Devising a similar strategy to keep Bodemeister out of the winner’s circle wouldn’t likely work, Reed said.

“Bodemeister’s going to be running on the lead, and they’ll have trouble getting him,” Reed said. “I think Bodemeister has only one way of running, and that’s on the lead. If he had another way of running, (trainer Bob) Baffert would not have let him go (that fast early in the Derby).”

Bodemeister, Reed suspects, is one of those horses that gets out of its comfort zone if it is held back by the jockey tugging on the reins.

Even though Bodemeister isn’t vulnerable to race-riding, seeds of doubt remain.

“The way he ran the Derby makes you wonder if he can come up with another one,” Reed said. “The rule of thumb for thoroughbreds that run really hard is, it takes them about three weeks to get back to their optimum. The reason is very practical. Horses that give it all they’ve got, most have congestion, bleeding in the lungs. It takes three weeks to clear.”

Decades of experience tell Reed that horses that finish strong tend to recover better than those that start fast and fade at the end, which in that respect, at least, gives I’ll Have Another an edge over Bodemeister. Based on that, Went the Day Well also has a chance to recover well from a strong Derby performance.

And then there are the horses that didn’t run in the Kentucky Derby, basically because their owners didn’t think they had a shot to finish in the money.

“I don’t think you can count out a fresh horse that has proven talent,” Reed said.

The closest to fitting that description is Teeth of the Dog, but the speed horse has not yet won a graded stakes, and some question whether it has the stamina to hang in there all the way in the 13/16-mile event at Pimlico Race Course. It finished third in the Wood Memorial, behind Derby failures Gemologist (severe bone bruise kept it from running strong at Churchill Downs) and Alpha.

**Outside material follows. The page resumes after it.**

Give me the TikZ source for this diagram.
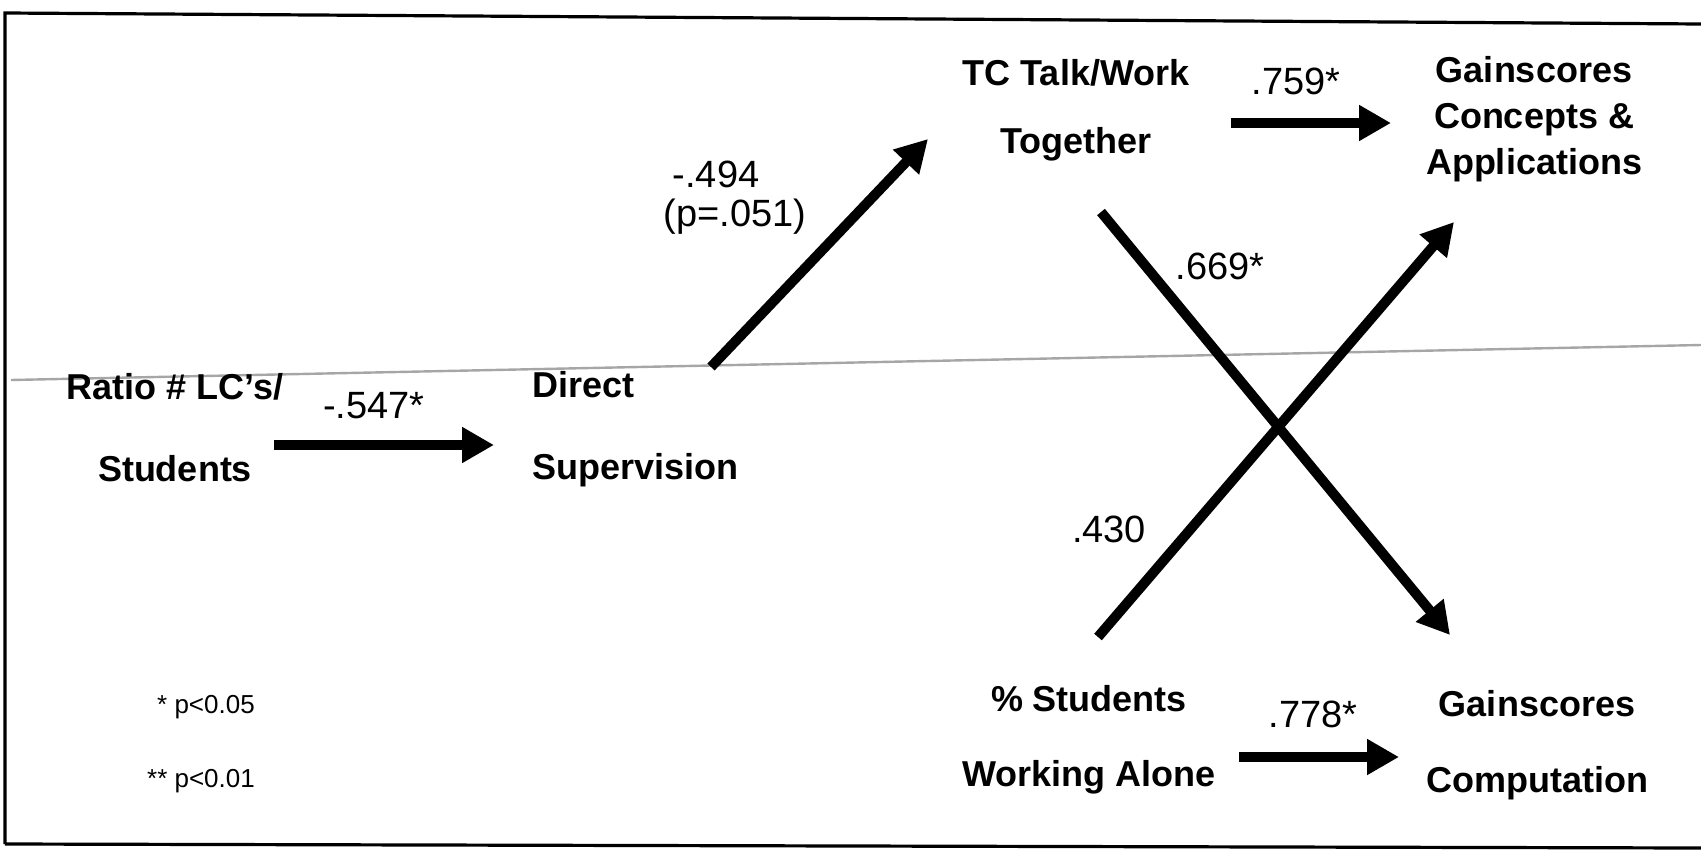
\documentclass[tikz,border=0pt]{standalone}
\usepackage{fontspec}
\setmainfont{Liberation Sans}
\usetikzlibrary{arrows.meta}
\tikzset{
  concept/.style={font=\bfseries\fontsize{18}{#1}\selectfont, inner sep=0pt, align=center},
  coef/.style={font=\fontsize{19}{22}\selectfont, inner sep=0pt},
  note/.style={font=\fontsize{13}{15}\selectfont, inner sep=0pt},
  path/.style={line width=5pt, -{Triangle[length=16pt,width=17pt]}},
  frame/.style={line width=1.6pt, black},
}
\begin{document}
\begin{tikzpicture}[x=0.5pt,y=-0.5pt]
\useasboundingbox (0,0) rectangle (1701,856);
% frame and scan line
\draw[frame] (5,844) -- (5,13) -- (1701,24);
\draw[frame] (5,844) -- (1701,848);
\draw[gray!70, line width=1.2pt] (11,380) -- (1701,345);
% concepts
\node[concept=41] (ratio) at (175,428) {Ratio \# LC's/\\Students};
\node[concept=41, align=left, anchor=west] (direct) at (532,429) {Direct\\Supervision};
\node[concept=34] (talk) at (1076,110) {TC Talk/Work\\Together};
\node[concept=23] (concepts) at (1534,119) {Gainscores\\Concepts \&\\Applications};
\node[concept=37.5] (alone) at (1089,740) {\% Students\\Working Alone};
\node[concept=38] (comp) at (1537,745) {Gainscores\\Computation};
% arrow end points
\coordinate (a1s) at (274,445); \coordinate (a1e) at (494,445);
\coordinate (a2s) at (711,367); \coordinate (a2e) at (928,139);
\coordinate (a3s) at (1231,123); \coordinate (a3e) at (1391,123);
\coordinate (a4s) at (1101,212); \coordinate (a4e) at (1450,635);
\coordinate (a5s) at (1098,637); \coordinate (a5e) at (1454,222);
\coordinate (a6s) at (1239,757); \coordinate (a6e) at (1399,757);
\draw[path] (a1s) -- (a1e);
\draw[path] (a2s) -- (a2e);
\draw[path] (a3s) -- (a3e);
\draw[path] (a4s) -- (a4e);
\draw[path] (a5s) -- (a5e);
\draw[path] (a6s) -- (a6e);
% coefficients
\node[coef] (c1) at (374,406) {-.547*};
\node[coef] (c2) at (716,174) {-.494};
\node[coef] (c2b) at (735,217) {(p=.051)};
\node[coef] (c3) at (1296,81) {.759*};
\node[coef] (c4) at (1220,266) {.669*};
\node[coef] (c5) at (1109,529) {.430};
\node[coef] (c6) at (1313,714) {.778*};
% notes
\node[note] (n1) at (206,707) {* p<0.05};
\node[note] (n2) at (201,781) {** p<0.01};
\end{tikzpicture}
\end{document}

This, like every horse race, is no easy call, but why not give it a try and hope your picks don’t suffer a bone bruise? Let’s try a trifecta this time: Went the Day Well, I’ll Have Another, Teeth of the Dog.

Leaving Bodemeister out of the money is a bold gamble, but not an absurd one.

“It comes down to, can he run the same kind of race with the same kind of front speed?” Reed said. “I’m doubting he can do that because he ran his guts out in the Derby.”